Monday, August 8, 2011

The reluctant rescuer

Economist
August 8, 2011

Once again, as the euro area appeared to teeter at the edge of an abyss, a sharp tug from the central bank has restored a margin of safety, albeit a slim one. In May 2010, as markets were panicking about Greece, it was the decision by the European Central Bank (ECB) based in Frankfurt to start buying Greek government bonds in the markets that calmed nerves as much as the euro-area governments’ decision to create a new bail-out fund, the European Financial Stability Facility (EFSF). This week, the ECB has pulled off the same trick by deciding to purchase Italian and Spanish government bonds at an emergency weekend conference-call meeting of its 23-strong governing council.

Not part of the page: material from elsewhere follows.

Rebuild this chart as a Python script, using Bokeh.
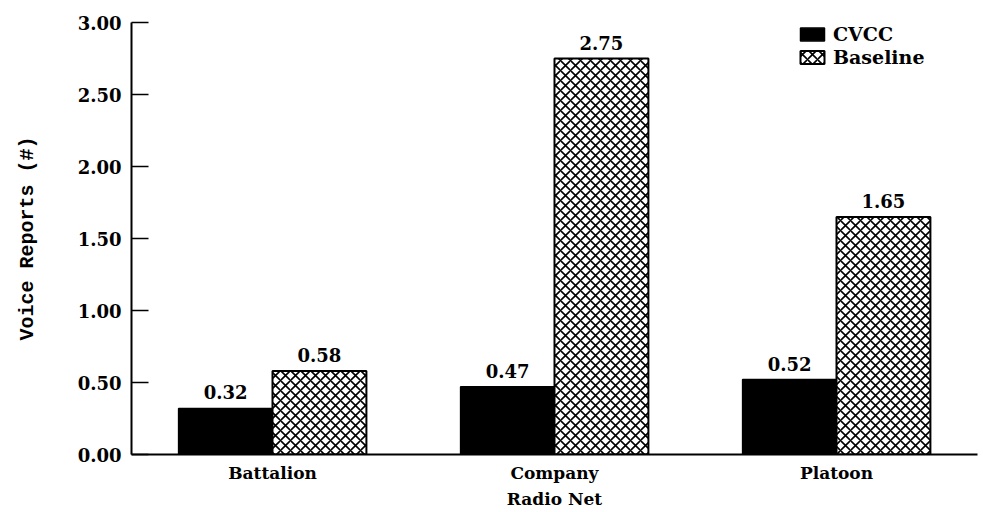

The move was prompted by market pressures building on the much bigger economies of Italy and Spain, as yields on their debt threatened to reach unsustainably high levels. The jitters were all the more remarkable given that an emergency summit of European leaders on July 21st to agree upon a second rescue for Greece had also sought to reduce the risk of sovereign-debt worries spreading to other vulnerable countries by expanding the role of the EFSF, allowing it to intervene in secondary markets as well as to extend lines of credit to such economies.

The trouble is that the bail-out fund will not be able to do this until its new remit is ratified by the 17 euro-area governments this autumn. Even an emergency return by leaders from their (wrecked) summer holidays would not help unless parliaments were recalled, too; and that might stoke even greater alarm. In any case, the package due to be ratified failed to boost the size of the fund beyond the already agreed target of an effective lending capacity of €440 billion ($620 billion). That is enough to finance the rescues of Ireland and Portugal and the second bail-out of Greece, but would be insufficient to deal with Italy, let alone Italy and Spain.